GOAL: Starting with the first line below, extract each line through the one that contains "plt.rcParams['axes.unicode_minus'] = False", inclusive, excluding pictures.

SUPPLIED DATA:
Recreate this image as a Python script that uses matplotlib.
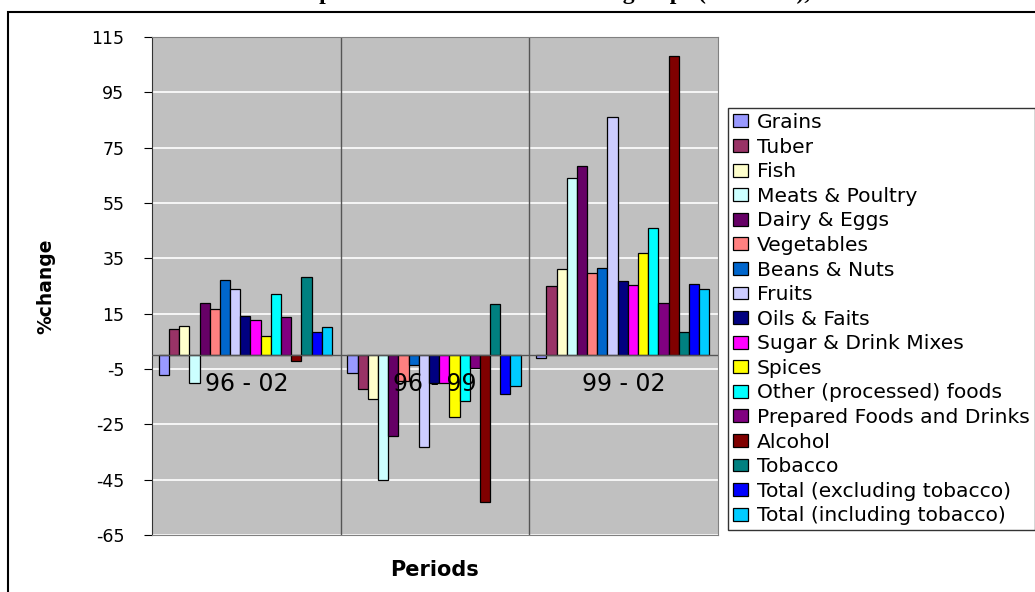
import matplotlib.pyplot as plt
import matplotlib.patches as mpatches
import numpy as np

plt.rcParams['font.family'] = ['DejaVu Sans']
plt.rcParams['axes.unicode_minus'] = False

# data
periods = ['96 - 02', '96 - 99', '99 - 02']
items = ['Grains', 'Tuber', 'Fish', 'Meats & Poultry', 'Dairy & Eggs', 'Vegetables',
         'Beans & Nuts', 'Fruits', 'Oils & Faits', 'Sugar & Drink Mixes', 'Spices',
         'Other (processed) foods', 'Prepared Foods and Drinks', 'Alcohol', 'Tobacco',
         'Total (excluding tobacco)', 'Total (including tobacco)']
chg_96_02 = [-7.0, 9.6, 10.5, -10.0, 19.0, 16.8, 27.3, 23.9, 14.1, 12.7, 6.8,
             22.0, 13.8, -2.2, 28.2, 8.2, 10.0]
chg_96_99 = [-6.4, -12.4, -15.8, -45.2, -29.3, -9.5, -3.4, -33.1, -10.0, -10.0, -22.4,
             -16.4, -4.6, -53.0, 18.6, -13.9, -11.3]
chg_99_02 = [-1.0, 25.0, 31.0, 64.0, 68.2, 29.8, 31.6, 86.0, 26.8, 25.3, 36.8,
             45.8, 19.0, 108.0, 8.5, 25.7, 23.9]
colors = ['#9999FF', '#993366', '#FFFFCC', '#CCFFFF', '#660066', '#FF8080',
          '#0066CC', '#CCCCFF', '#000080', '#FF00FF', '#FFFF00', '#00FFFF',
          '#800080', '#800000', '#008080', '#0000FF', '#00CCFF']
yticks = np.arange(-65, 116, 20)

fig = plt.figure(figsize=(10.35, 5.92), dpi=100)
ax = fig.add_axes([152/1035, 1-535/592, 566/1035, 498/592])
ax.set_facecolor('#C0C0C0')

# outer chart border + title cut at the top edge
fig.patches.append(mpatches.Rectangle((8/1035, -0.1), 1.2, 1-12/592+0.1,
                                      transform=fig.transFigure, fill=False,
                                      edgecolor='black', linewidth=1.5))
fig.text(0.51, 1+1/592, 'Growth of mean expenditures since 1996 on food groups (observed), 1996 - 2002',
         ha='center', va='baseline', fontsize=17, fontweight='bold',
         family='Liberation Serif')

x = np.arange(len(periods))
n = len(items)
w = 0.054
for i in range(n):
    vals = [chg_96_02[i], chg_96_99[i], chg_99_02[i]]
    ax.bar(x + (i - (n - 1) / 2) * w - 0.005, vals, width=w, color=colors[i],
           edgecolor='black', linewidth=0.9, label=items[i], zorder=3)

ax.set_ylim(-65, 115)
ax.set_xlim(-0.5, 2.5)
ax.set_yticks(yticks)
ax.tick_params(axis='y', labelsize=12.5, length=6, pad=14)
ax.set_xticks([])
ax.yaxis.grid(True, color='white', linewidth=1.2, zorder=0)
ax.set_axisbelow(True)
ax.axhline(0, color='#555555', linewidth=1, zorder=4)
for b in [0.5, 1.5]:
    ax.axvline(b, color='#555555', linewidth=1, zorder=2)
for s in ['top', 'right', 'bottom']:
    ax.spines[s].set_color('#808080')
ax.spines['left'].set_color('#333333')

for xi, p in zip(x, periods):
    ax.text(xi, -10.6, p, ha='center', va='center', fontsize=17, zorder=5)

ax.set_ylabel('%change', fontsize=13.5, fontweight='bold')
ax.yaxis.set_label_coords(-0.17, 0.5)
fig.text(435/1035, 1-570/592, 'Periods', ha='center', va='center',
         fontsize=15, fontweight='bold')

leg = ax.legend(loc='upper left', bbox_to_anchor=(728/1035, 1-108/592),
                bbox_transform=fig.transFigure, fontsize=14.6, frameon=True,
                fancybox=False, edgecolor='#333333', framealpha=1,
                handlelength=0.72, handleheight=0.6, handletextpad=0.45,
                labelspacing=0.275, borderpad=0.25, borderaxespad=0)
leg.get_frame().set_linewidth(1)

fig.savefig('out.png', dpi=100)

SOLUTION:
Recreate this image as a Python script that uses matplotlib.
import matplotlib.pyplot as plt
import matplotlib.patches as mpatches
import numpy as np

plt.rcParams['font.family'] = ['DejaVu Sans']
plt.rcParams['axes.unicode_minus'] = False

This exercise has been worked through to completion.